La fine della mia introversa colazione non poteva che essere questo bollito pornografico. Il buco di culo prende in sposa la matrice nella Santa Chiesa del Panino Sciapo e colui che celebra è affamato.
Per agitare un poco le acque – e creare della suspence – i panini preparati sono stati due: il primo semplicemente bollito e servito con salsa verde, il secondo bollito e poi piastrato, sempre accompagnato dalla salsa verde. Il morso primordiale è spettato, non senza iniziale riluttanza, al semplice bollito di canali. Un connubio di consistenze tra le fibre più morbide della matrice e quelle nodose del culo. Di sapore nemmeno l’ombra. Devo dire che ci sono rimasto male. L’utero aveva un lontano sentore di acqua dolqciastra, il retto non aveva assolutamente alcuna caratteristica gustativa.

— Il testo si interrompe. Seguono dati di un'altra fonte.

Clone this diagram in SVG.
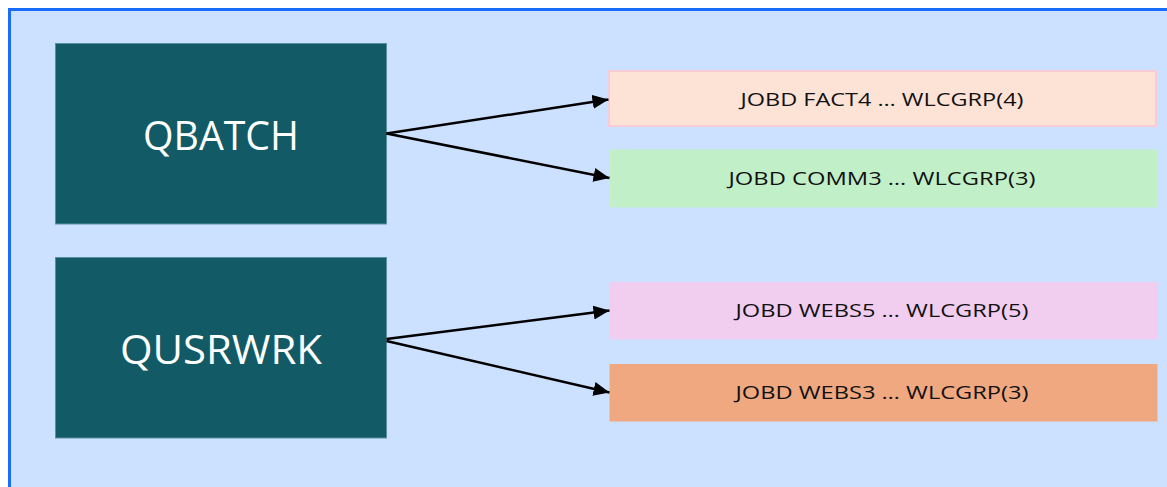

Ho attaccato senza troppe aspettative il panino con la carne piastrata. Credeteci o no, il fratello passato sulla piastra non solo aveva un ottimo sapore, ma le consistenze si equilibravano in modo perfetto. Il tocco bello grosso del buco di culo dava la sostanza necessaria, le terminazioni fibrose della vagina scioglevolezza e un sapore pieno.
In poche parole, alla fine non solo ho assaggiato due delle parti di una mucca che mai avrei creduto di mettere sotto i denti, ma mi sono anche piaciute.
Con una forza sovrumana che mi scorreva tra le vene mi sono incamminato verso casa. La pancia piena di altre pance. L’anima più ricca, con meno pregiudizi alimentari.
E qualcosa di fastidioso tra i denti.